From the entries that follow, reproduce exactly and only the lines from the line with "Write the TikZ code for this diagram." to the line with "minimum width=376pt, minimum", endpoints included.

**DATA FOR THE TASK:**

↓↓↓

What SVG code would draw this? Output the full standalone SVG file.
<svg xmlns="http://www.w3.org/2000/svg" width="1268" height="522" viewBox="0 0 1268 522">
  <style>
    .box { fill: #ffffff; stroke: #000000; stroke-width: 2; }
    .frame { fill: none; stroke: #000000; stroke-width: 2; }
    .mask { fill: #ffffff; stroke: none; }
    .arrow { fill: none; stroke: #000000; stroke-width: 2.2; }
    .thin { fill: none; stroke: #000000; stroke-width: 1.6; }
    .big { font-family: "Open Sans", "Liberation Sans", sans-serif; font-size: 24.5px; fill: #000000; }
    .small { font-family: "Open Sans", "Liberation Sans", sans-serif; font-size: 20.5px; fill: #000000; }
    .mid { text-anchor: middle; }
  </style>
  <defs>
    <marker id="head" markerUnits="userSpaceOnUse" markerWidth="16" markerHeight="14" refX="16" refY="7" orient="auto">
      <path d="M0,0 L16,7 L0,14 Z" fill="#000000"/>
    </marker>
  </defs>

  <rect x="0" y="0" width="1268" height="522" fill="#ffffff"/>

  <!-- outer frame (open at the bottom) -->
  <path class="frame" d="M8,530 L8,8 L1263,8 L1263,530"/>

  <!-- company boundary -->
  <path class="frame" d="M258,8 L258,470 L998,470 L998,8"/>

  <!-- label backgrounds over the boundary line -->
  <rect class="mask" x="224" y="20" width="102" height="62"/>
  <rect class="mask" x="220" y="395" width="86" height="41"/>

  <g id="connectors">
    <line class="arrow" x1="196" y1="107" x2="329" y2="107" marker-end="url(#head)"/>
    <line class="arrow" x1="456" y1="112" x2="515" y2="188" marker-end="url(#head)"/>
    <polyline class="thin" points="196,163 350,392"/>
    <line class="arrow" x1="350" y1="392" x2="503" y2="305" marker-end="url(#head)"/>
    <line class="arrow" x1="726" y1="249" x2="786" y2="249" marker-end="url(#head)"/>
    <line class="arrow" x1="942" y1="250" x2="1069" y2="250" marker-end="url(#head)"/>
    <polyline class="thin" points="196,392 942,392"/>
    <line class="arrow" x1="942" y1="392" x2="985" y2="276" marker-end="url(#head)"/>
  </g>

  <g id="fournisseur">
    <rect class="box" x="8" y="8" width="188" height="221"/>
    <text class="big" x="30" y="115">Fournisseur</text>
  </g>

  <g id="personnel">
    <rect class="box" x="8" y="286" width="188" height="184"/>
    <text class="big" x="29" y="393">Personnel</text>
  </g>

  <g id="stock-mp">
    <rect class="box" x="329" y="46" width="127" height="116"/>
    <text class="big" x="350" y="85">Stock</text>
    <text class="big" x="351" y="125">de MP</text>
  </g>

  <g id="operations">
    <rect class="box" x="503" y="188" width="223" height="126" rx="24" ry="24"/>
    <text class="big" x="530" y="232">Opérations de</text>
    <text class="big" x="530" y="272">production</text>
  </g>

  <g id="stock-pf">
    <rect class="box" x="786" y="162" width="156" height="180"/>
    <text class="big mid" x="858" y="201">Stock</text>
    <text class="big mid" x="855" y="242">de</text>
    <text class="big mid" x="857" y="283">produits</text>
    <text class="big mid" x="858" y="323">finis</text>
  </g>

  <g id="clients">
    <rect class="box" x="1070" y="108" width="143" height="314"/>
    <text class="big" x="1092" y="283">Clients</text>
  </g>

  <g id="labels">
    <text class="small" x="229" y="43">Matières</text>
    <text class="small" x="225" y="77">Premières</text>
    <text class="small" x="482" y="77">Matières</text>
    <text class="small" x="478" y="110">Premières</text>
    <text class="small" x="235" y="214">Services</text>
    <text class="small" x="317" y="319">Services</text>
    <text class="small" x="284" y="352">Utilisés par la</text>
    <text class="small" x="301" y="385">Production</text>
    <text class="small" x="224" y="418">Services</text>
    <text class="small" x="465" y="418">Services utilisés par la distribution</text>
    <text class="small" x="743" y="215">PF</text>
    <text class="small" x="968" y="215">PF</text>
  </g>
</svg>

↑↑↑
↓↓↓

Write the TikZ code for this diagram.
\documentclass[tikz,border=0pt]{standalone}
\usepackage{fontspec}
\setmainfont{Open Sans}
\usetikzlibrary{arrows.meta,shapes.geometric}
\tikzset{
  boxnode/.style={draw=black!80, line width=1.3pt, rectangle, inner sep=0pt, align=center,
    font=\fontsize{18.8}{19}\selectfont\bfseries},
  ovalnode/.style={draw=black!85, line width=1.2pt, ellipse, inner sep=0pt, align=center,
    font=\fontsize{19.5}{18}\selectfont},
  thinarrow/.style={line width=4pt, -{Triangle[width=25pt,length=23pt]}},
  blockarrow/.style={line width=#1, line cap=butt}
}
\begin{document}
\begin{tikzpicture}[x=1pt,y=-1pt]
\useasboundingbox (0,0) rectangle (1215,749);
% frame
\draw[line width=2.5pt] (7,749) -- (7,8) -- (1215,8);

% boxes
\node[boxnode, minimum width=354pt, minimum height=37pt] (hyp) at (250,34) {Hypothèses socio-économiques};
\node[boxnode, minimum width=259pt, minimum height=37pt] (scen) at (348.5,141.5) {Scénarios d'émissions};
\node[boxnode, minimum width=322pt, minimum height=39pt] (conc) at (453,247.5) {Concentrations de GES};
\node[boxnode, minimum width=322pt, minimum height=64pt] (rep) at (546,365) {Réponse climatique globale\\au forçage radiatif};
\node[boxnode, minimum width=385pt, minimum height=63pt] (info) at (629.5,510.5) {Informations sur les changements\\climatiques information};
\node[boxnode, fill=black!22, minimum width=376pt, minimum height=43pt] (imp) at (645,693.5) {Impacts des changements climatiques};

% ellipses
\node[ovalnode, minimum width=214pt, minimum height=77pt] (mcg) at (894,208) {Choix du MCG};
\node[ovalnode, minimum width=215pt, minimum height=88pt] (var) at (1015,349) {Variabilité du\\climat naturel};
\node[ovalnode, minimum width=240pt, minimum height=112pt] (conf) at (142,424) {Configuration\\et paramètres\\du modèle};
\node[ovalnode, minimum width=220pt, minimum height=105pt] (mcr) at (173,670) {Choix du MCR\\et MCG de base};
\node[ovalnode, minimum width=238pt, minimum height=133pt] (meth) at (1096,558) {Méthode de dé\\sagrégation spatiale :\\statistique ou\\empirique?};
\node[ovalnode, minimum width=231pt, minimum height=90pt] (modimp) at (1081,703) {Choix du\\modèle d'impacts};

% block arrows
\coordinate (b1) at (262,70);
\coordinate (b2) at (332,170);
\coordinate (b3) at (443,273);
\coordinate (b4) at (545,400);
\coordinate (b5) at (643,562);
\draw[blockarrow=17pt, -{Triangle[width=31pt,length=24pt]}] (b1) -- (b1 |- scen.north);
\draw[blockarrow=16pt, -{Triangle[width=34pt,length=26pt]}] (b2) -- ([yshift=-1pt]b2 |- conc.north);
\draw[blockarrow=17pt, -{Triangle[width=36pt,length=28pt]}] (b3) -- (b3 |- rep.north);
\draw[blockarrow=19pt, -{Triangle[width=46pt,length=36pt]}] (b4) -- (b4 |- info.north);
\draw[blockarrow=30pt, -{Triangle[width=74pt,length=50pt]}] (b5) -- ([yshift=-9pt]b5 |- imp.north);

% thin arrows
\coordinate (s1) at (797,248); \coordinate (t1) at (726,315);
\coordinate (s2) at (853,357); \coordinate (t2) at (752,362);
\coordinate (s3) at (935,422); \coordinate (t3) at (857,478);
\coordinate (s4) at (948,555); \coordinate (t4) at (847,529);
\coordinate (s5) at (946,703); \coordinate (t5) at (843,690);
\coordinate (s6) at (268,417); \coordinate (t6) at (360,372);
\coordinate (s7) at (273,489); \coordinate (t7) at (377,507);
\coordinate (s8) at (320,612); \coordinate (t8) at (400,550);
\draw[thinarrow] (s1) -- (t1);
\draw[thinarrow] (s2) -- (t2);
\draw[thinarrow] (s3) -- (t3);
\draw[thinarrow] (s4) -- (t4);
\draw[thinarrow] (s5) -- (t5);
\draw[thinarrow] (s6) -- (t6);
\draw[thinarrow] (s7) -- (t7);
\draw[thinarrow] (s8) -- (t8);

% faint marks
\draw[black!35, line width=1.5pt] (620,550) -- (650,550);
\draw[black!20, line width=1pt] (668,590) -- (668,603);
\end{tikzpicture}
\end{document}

↑↑↑
↓↓↓

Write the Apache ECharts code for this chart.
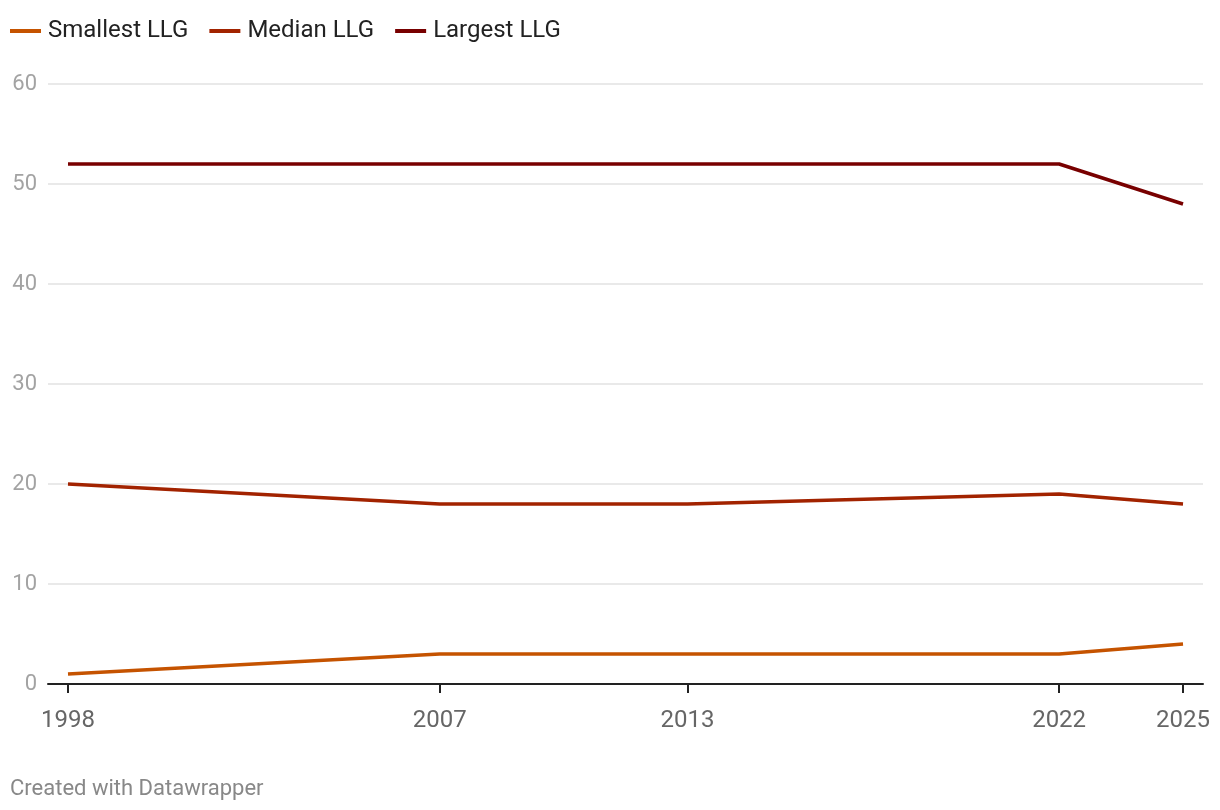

↑↑↑

**EXPECTED OUTPUT:**
Write the TikZ code for this diagram.
\documentclass[tikz,border=0pt]{standalone}
\usepackage{fontspec}
\setmainfont{Open Sans}
\usetikzlibrary{arrows.meta,shapes.geometric}
\tikzset{
  boxnode/.style={draw=black!80, line width=1.3pt, rectangle, inner sep=0pt, align=center,
    font=\fontsize{18.8}{19}\selectfont\bfseries},
  ovalnode/.style={draw=black!85, line width=1.2pt, ellipse, inner sep=0pt, align=center,
    font=\fontsize{19.5}{18}\selectfont},
  thinarrow/.style={line width=4pt, -{Triangle[width=25pt,length=23pt]}},
  blockarrow/.style={line width=#1, line cap=butt}
}
\begin{document}
\begin{tikzpicture}[x=1pt,y=-1pt]
\useasboundingbox (0,0) rectangle (1215,749);
% frame
\draw[line width=2.5pt] (7,749) -- (7,8) -- (1215,8);

% boxes
\node[boxnode, minimum width=354pt, minimum height=37pt] (hyp) at (250,34) {Hypothèses socio-économiques};
\node[boxnode, minimum width=259pt, minimum height=37pt] (scen) at (348.5,141.5) {Scénarios d'émissions};
\node[boxnode, minimum width=322pt, minimum height=39pt] (conc) at (453,247.5) {Concentrations de GES};
\node[boxnode, minimum width=322pt, minimum height=64pt] (rep) at (546,365) {Réponse climatique globale\\au forçage radiatif};
\node[boxnode, minimum width=385pt, minimum height=63pt] (info) at (629.5,510.5) {Informations sur les changements\\climatiques information};
\node[boxnode, fill=black!22, minimum width=376pt, minimum height=43pt] (imp) at (645,693.5) {Impacts des changements climatiques};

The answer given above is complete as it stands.